_Provided entries:_
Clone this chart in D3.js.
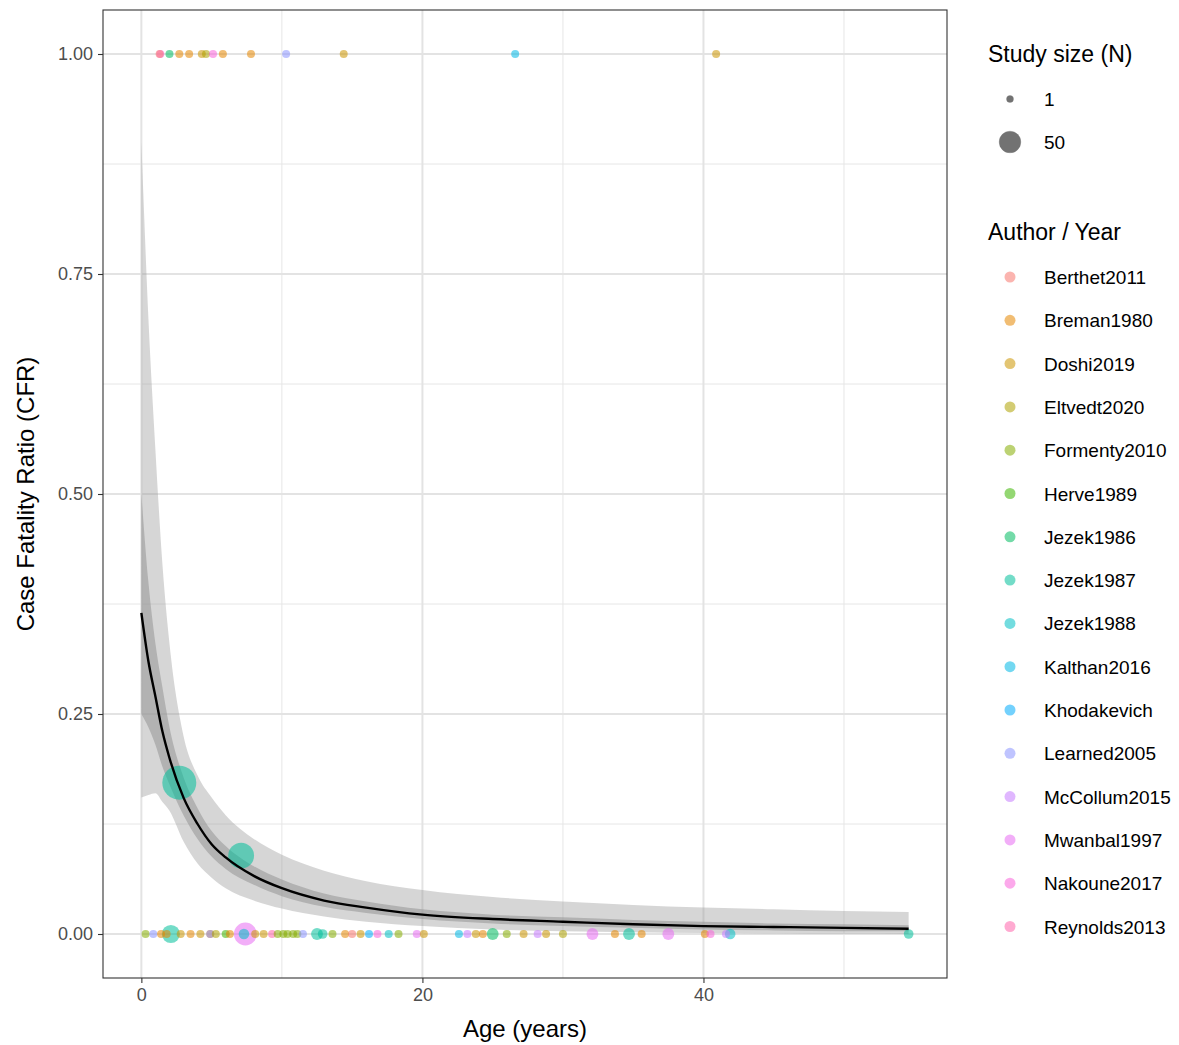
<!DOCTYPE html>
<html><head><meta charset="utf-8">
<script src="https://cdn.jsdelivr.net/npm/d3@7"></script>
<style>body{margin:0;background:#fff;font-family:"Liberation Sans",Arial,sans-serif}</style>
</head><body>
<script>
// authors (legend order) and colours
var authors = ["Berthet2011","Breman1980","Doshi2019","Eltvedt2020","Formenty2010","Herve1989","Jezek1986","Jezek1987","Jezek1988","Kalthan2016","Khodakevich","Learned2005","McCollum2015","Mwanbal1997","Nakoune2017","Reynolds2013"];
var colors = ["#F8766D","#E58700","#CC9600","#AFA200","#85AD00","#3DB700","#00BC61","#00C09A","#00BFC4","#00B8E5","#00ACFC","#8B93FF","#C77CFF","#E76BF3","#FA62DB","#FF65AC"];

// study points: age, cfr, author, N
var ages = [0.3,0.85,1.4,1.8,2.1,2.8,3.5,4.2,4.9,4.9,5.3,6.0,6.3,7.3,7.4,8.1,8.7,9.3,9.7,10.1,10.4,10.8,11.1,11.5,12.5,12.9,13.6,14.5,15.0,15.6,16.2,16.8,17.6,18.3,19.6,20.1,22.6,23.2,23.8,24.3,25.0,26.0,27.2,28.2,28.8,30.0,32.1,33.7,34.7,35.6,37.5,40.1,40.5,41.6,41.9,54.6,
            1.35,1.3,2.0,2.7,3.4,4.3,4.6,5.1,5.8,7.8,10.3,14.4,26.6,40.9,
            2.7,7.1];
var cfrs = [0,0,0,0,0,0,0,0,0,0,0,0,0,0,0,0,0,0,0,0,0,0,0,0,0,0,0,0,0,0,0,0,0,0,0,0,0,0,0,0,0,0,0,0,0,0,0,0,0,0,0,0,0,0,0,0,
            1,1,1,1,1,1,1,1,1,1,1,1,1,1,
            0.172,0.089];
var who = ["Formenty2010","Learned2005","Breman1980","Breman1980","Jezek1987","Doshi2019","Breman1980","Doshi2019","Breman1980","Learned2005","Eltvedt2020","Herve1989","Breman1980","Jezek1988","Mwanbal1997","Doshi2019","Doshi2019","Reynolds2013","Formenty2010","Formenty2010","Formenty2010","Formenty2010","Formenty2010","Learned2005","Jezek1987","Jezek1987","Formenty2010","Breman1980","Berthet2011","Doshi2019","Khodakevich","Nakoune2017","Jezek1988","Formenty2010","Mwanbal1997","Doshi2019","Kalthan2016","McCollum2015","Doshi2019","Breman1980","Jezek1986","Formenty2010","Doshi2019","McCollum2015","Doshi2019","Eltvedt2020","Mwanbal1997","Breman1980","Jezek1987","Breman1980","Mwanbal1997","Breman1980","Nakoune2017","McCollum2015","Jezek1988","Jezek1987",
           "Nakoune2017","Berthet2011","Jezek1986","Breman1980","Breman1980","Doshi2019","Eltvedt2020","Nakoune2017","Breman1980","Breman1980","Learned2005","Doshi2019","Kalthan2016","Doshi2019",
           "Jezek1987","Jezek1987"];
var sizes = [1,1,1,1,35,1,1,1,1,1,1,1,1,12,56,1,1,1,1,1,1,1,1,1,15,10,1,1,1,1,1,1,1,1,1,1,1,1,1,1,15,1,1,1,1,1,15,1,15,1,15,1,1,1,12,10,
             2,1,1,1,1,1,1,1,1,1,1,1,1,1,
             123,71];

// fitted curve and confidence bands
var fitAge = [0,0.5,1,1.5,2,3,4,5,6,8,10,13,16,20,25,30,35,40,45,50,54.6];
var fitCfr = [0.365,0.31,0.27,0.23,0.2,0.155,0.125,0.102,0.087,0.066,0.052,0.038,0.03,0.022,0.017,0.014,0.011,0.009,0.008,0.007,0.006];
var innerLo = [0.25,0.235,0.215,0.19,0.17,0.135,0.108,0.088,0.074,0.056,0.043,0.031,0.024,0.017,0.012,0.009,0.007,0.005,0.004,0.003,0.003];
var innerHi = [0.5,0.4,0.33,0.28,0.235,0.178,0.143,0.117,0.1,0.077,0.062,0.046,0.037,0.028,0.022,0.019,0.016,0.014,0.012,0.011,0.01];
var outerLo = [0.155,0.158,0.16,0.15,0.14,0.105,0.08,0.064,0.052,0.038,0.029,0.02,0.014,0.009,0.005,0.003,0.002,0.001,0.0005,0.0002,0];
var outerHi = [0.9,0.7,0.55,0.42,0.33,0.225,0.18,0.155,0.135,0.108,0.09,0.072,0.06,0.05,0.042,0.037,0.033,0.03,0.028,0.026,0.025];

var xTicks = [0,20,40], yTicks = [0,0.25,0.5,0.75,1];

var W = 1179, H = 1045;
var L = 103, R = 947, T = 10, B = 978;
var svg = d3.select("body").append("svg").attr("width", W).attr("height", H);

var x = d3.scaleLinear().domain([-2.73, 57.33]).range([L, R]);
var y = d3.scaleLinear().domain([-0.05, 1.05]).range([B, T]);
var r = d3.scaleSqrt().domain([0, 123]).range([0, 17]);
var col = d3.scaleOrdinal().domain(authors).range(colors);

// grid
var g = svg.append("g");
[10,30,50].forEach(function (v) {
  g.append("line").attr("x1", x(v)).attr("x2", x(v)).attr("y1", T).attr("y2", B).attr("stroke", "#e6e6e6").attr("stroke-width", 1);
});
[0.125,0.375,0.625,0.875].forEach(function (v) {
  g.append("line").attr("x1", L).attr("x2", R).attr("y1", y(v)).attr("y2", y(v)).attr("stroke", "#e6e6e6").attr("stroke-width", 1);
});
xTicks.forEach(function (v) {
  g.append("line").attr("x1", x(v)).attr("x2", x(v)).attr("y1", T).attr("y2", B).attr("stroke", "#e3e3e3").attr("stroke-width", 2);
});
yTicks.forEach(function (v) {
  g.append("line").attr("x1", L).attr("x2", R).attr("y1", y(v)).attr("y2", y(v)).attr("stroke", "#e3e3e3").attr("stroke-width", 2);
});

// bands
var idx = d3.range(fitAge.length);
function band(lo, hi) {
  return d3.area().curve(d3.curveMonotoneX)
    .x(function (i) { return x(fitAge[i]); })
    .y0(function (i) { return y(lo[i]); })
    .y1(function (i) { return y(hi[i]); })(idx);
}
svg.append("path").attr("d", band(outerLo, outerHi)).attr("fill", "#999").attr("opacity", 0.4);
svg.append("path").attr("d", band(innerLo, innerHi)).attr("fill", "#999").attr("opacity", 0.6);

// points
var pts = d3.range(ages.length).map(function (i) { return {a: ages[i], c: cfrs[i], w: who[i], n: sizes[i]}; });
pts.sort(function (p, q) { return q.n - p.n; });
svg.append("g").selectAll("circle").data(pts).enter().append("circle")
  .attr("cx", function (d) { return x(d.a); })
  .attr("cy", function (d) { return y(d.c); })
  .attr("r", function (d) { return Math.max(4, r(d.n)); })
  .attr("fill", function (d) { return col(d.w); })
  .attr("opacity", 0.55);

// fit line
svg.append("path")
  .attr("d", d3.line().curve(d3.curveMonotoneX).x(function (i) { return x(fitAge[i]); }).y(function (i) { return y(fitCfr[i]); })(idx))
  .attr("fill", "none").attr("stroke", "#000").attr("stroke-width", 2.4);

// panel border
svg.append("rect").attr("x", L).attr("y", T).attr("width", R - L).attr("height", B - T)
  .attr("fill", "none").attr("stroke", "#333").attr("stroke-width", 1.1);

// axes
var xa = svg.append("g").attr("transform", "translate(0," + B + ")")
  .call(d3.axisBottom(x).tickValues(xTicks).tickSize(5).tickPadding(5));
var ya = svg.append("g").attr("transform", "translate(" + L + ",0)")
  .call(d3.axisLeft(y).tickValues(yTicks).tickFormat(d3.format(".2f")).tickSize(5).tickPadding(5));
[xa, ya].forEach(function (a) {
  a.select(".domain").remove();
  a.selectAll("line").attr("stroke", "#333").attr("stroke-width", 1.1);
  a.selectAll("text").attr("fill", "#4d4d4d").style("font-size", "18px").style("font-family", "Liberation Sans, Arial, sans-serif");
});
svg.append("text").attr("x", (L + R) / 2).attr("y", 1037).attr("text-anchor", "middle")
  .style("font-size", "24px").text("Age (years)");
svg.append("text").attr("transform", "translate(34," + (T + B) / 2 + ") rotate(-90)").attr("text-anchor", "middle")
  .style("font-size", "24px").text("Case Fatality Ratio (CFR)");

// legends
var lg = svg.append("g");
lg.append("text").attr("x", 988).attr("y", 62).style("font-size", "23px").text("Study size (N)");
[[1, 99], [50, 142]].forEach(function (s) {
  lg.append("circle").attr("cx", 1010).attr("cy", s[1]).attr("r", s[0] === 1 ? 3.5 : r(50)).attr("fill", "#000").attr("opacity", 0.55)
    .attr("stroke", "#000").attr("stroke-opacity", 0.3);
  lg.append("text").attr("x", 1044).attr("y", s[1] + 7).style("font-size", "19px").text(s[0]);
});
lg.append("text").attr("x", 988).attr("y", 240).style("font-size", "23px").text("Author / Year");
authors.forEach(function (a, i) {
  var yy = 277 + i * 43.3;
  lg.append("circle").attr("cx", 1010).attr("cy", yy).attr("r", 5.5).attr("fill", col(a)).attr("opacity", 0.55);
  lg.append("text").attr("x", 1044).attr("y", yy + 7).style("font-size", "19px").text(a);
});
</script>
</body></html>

* * *

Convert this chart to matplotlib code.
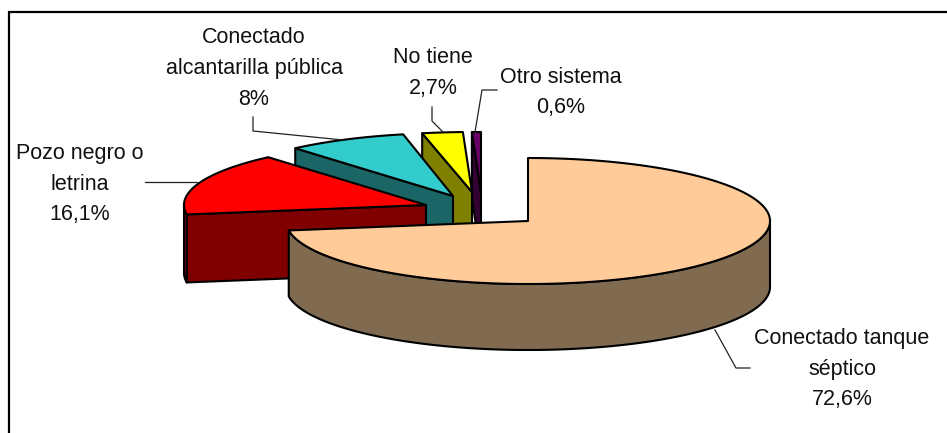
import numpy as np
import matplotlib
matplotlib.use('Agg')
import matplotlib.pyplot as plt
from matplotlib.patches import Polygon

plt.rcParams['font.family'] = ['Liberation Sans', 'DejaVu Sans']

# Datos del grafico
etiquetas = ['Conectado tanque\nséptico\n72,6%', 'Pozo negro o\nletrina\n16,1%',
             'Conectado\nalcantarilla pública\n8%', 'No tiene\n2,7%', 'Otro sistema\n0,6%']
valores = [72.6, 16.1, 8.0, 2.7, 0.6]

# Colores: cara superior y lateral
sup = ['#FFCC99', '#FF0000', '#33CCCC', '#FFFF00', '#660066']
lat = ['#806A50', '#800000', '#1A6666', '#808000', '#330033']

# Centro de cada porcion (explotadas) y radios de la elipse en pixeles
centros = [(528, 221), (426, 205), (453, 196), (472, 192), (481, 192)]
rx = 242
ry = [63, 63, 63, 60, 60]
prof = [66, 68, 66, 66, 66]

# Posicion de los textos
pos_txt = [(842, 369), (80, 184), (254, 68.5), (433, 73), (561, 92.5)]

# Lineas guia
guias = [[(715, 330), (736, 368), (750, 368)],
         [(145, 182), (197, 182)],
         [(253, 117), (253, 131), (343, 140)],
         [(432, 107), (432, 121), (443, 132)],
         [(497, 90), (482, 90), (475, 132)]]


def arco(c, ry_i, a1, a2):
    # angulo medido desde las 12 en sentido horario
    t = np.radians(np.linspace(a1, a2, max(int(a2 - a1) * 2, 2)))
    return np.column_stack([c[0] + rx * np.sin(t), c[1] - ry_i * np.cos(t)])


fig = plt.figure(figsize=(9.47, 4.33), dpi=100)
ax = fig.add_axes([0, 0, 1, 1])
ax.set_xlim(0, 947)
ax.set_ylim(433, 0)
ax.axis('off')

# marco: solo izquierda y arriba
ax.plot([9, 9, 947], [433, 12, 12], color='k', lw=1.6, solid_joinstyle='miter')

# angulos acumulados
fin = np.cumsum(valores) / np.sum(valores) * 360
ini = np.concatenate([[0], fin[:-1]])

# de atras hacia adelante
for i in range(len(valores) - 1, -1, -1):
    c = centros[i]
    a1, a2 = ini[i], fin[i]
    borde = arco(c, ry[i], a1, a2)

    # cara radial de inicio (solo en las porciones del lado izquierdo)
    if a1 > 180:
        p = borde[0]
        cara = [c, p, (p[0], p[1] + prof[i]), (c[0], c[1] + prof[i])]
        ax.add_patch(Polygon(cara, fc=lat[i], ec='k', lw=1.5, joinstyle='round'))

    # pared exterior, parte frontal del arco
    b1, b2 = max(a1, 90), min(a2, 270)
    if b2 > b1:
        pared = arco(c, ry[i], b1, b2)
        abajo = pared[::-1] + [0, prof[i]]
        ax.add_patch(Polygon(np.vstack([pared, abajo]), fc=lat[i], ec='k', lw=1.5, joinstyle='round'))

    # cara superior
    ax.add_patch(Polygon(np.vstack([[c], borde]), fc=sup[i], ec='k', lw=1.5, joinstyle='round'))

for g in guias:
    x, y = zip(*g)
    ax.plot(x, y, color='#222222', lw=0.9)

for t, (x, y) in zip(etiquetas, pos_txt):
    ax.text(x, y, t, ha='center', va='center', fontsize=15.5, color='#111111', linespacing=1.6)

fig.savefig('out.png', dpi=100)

--

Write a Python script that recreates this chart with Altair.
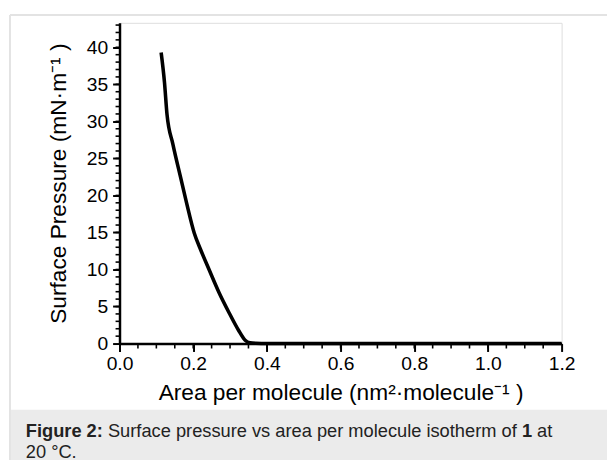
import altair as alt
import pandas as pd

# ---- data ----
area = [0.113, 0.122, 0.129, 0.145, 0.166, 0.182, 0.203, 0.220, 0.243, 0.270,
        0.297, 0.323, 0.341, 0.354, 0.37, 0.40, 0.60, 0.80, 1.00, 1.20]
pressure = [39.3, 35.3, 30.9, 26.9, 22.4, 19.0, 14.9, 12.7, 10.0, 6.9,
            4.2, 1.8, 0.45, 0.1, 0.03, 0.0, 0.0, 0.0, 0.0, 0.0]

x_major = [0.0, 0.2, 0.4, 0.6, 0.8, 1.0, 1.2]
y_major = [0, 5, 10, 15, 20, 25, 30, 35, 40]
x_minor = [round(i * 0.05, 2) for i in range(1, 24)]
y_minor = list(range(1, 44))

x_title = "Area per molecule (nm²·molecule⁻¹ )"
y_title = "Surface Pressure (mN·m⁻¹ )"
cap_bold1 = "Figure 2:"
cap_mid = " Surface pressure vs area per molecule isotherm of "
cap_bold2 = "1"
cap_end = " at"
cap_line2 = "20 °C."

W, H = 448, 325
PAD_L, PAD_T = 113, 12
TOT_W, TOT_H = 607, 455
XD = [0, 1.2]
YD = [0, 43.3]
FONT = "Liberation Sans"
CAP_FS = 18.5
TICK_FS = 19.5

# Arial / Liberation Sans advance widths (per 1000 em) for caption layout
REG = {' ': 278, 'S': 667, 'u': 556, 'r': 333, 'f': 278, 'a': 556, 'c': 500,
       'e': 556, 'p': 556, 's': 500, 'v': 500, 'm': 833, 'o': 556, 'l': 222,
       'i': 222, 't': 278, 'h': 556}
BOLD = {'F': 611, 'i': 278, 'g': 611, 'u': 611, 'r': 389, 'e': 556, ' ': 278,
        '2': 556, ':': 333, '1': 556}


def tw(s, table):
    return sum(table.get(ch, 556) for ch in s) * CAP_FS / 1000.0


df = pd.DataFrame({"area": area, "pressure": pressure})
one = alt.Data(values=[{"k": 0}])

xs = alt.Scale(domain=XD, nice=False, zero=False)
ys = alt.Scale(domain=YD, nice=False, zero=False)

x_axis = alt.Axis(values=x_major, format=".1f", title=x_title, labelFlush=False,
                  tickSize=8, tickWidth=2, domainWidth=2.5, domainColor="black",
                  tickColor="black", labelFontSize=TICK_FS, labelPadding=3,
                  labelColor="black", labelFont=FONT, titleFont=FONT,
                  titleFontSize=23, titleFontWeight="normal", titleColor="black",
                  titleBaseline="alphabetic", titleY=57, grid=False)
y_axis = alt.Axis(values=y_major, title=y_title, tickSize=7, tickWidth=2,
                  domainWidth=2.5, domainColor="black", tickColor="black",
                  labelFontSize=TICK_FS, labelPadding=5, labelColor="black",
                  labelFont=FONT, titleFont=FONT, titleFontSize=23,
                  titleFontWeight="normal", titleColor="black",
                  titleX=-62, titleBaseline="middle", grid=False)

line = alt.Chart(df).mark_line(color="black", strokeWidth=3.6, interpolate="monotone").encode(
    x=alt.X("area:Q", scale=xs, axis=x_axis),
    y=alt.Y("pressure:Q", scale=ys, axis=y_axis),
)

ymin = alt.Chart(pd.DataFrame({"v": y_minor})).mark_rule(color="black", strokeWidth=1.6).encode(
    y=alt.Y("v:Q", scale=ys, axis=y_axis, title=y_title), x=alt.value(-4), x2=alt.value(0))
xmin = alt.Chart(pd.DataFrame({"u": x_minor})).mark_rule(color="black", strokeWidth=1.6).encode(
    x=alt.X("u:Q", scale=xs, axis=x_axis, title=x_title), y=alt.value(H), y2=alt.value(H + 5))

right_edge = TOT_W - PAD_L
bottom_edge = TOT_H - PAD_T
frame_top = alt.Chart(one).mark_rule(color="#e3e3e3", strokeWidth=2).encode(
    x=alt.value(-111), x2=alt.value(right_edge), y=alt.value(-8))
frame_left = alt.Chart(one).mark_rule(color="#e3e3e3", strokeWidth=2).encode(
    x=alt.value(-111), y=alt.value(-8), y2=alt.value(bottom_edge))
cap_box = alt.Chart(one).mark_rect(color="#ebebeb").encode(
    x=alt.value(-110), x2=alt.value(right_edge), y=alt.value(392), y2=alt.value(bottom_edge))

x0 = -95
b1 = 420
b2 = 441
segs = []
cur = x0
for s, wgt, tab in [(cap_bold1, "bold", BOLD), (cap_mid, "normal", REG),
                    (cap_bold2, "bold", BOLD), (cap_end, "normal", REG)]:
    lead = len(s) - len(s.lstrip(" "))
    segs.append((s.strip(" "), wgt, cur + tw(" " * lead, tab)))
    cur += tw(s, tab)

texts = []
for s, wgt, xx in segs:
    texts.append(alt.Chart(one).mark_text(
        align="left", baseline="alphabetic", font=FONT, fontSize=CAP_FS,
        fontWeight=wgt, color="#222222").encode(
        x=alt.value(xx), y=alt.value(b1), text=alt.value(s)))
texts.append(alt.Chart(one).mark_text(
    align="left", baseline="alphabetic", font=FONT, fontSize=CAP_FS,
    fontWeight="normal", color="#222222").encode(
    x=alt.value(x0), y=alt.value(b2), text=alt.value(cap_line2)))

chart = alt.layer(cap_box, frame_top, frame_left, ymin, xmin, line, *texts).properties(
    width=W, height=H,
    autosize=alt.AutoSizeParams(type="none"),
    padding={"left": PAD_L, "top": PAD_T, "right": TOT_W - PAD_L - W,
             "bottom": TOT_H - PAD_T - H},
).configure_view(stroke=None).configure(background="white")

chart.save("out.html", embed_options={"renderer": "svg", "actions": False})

_Given instruction:_ Take only the lines above from the one that has "Convert this chart to matplotlib code." through the one that has "lat = ['#806A50', '#800000', '#1A6666', '#808000', '#330033']" and reproduce them exactly, omitting any pictures.

_Complete output:_
Convert this chart to matplotlib code.
import numpy as np
import matplotlib
matplotlib.use('Agg')
import matplotlib.pyplot as plt
from matplotlib.patches import Polygon

plt.rcParams['font.family'] = ['Liberation Sans', 'DejaVu Sans']

# Datos del grafico
etiquetas = ['Conectado tanque\nséptico\n72,6%', 'Pozo negro o\nletrina\n16,1%',
             'Conectado\nalcantarilla pública\n8%', 'No tiene\n2,7%', 'Otro sistema\n0,6%']
valores = [72.6, 16.1, 8.0, 2.7, 0.6]

# Colores: cara superior y lateral
sup = ['#FFCC99', '#FF0000', '#33CCCC', '#FFFF00', '#660066']
lat = ['#806A50', '#800000', '#1A6666', '#808000', '#330033']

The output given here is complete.